Even that, however, is not cause for despair. St Paul tells the Romans, and Jesus says in the Gospel of Matthew, that God cares for the world and for God’s people. Christ died for us when we were still weak, ungodly sinners. God takes care of the grass, the birds, the flowers—all of creation—so of course God takes care of human beings, whom God created in God’s own image and likeness. Because of this loving care for creation, we should not worry about food or drink or clothing—or even suffering.
We should cultivate and hold on to our faith in God. We should not think of suffering as a good thing or as something God imposes on us to strengthen our faith.
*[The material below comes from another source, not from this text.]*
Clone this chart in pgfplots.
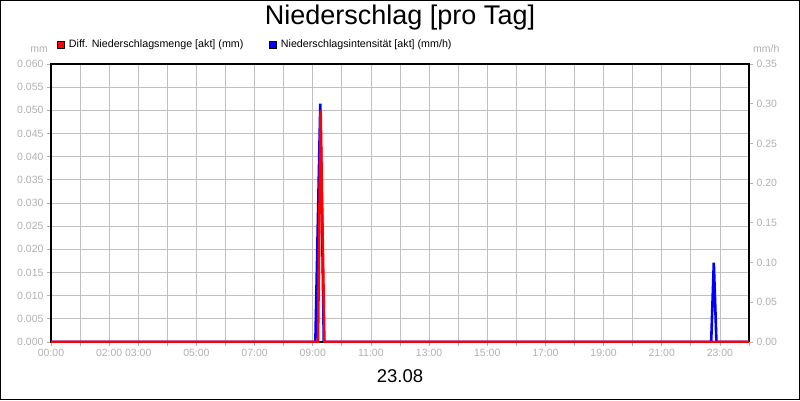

But we should understand suffering as something that ultimately brings us closer to God by making us trust and hope even more in God. St Paul says that suffering produces endurance, and endurance produces character, and character produces hope. And hope does not disappoint us, because God’s love has been poured into our hearts by the Holy Spirit that has been given to us.
This gift of hope through love allows us—in fact, impels us—to seek God’s kingdom and righteousness, and then to receive everything that God knows we need. And for this we give thanks and praise and glory to the Father, the Son, and the Holy Spirit, one God, now and ever and to ages of ages. Amen.